Friday, November 25, 2011

Bust of Antinous


Italy, Roman, 2nd century AD
Rome, Janiculan Hill
Parian Marble
H60 cm (total), H34 cm (chin to crown)
Townley Collection
GR 1805.7-3.97 (BM Cat Sculpture 1899)



This fine marble bust depicts Antinous (c. AD 110-130), companion of the Roman Emperor Hadrian. A youth from Bithynia, an area in the northwest of modern Turkey, he had first come to the attention of the Emperor during Hadrian's travels in the East. His grace and beauty soon made him the Emperor's favourite. While accompanying him on a journey up the Nile, Antinous was tragically drowned. A romantic legend soon sprang up, suggesting he had given his life for Hadrian. The Emperor, devastated by this loss, in turn declared Antinous a god and his cult spread, particularly through the eastern empire.

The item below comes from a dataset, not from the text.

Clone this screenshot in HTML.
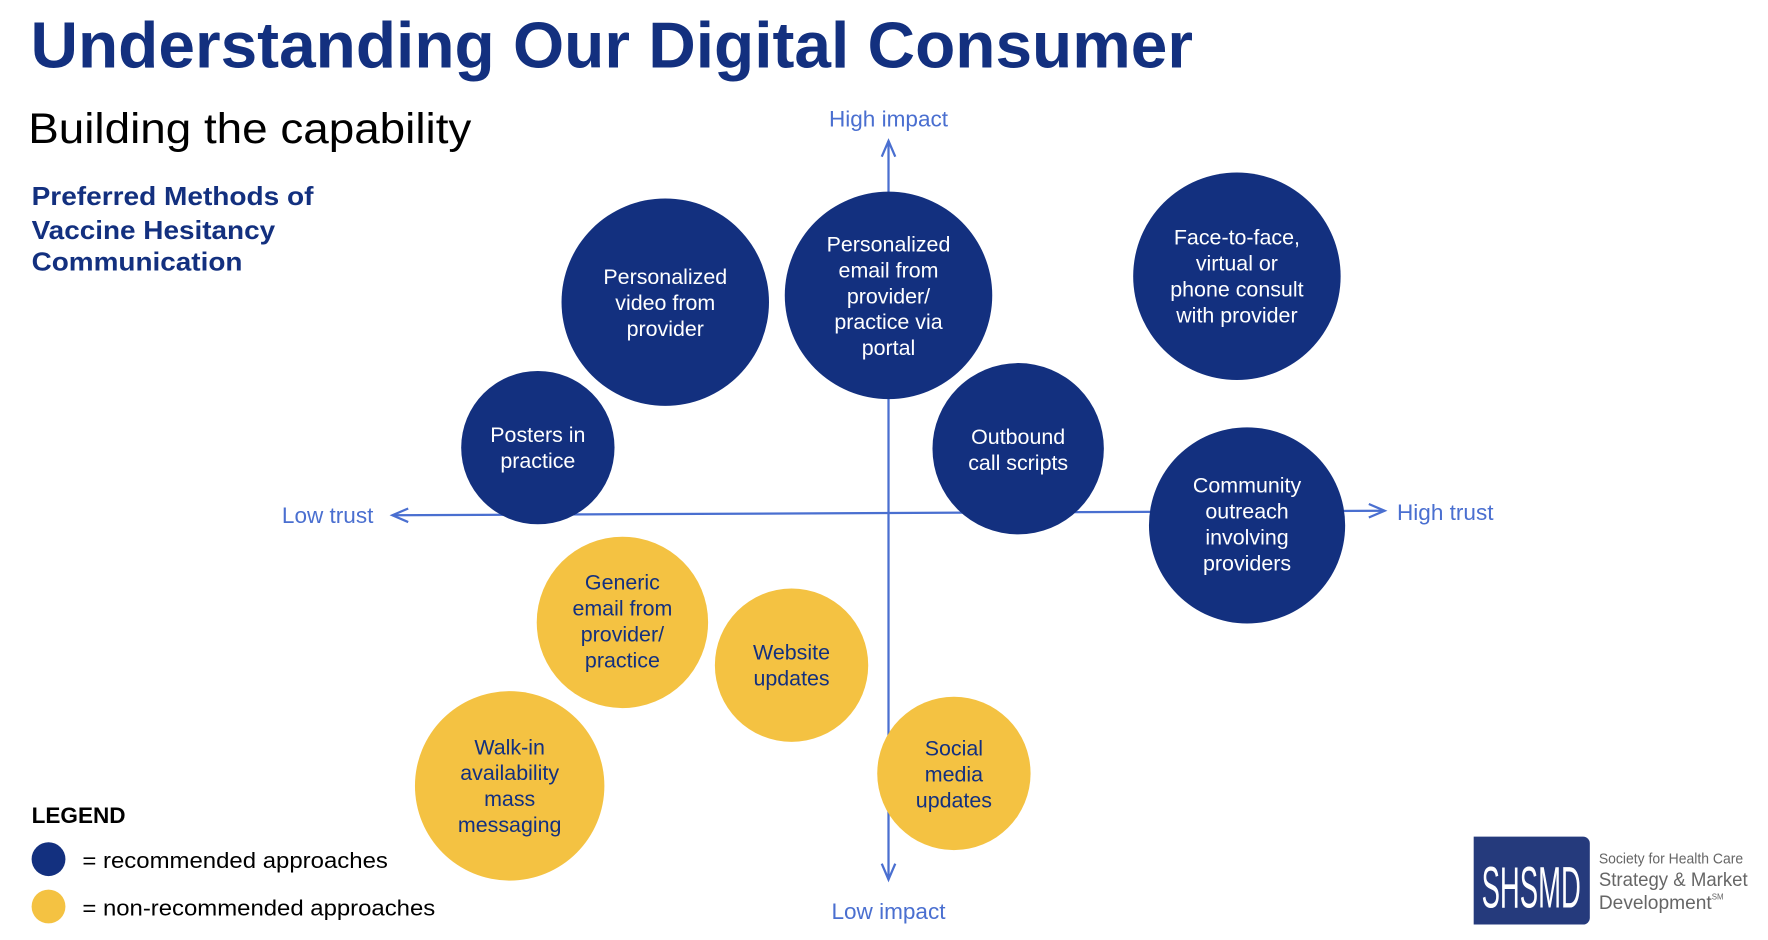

Court-artists created an official image of Antinous, based mostly on Classical Greek statues of gods combined with individual, though highly idealised portrait features. This bust shows his head slightly inclined and turned to the left, his smooth face sensuous and with full lips. His coiffure is made up of a lively mass of long locks of hair, around which he wears a wreath of ivy, an attribute of the god Dionysos. The head in fact once belonged to a statue showing Antinous in the guise of this deity, and was only set into a bust in the eighteenth century.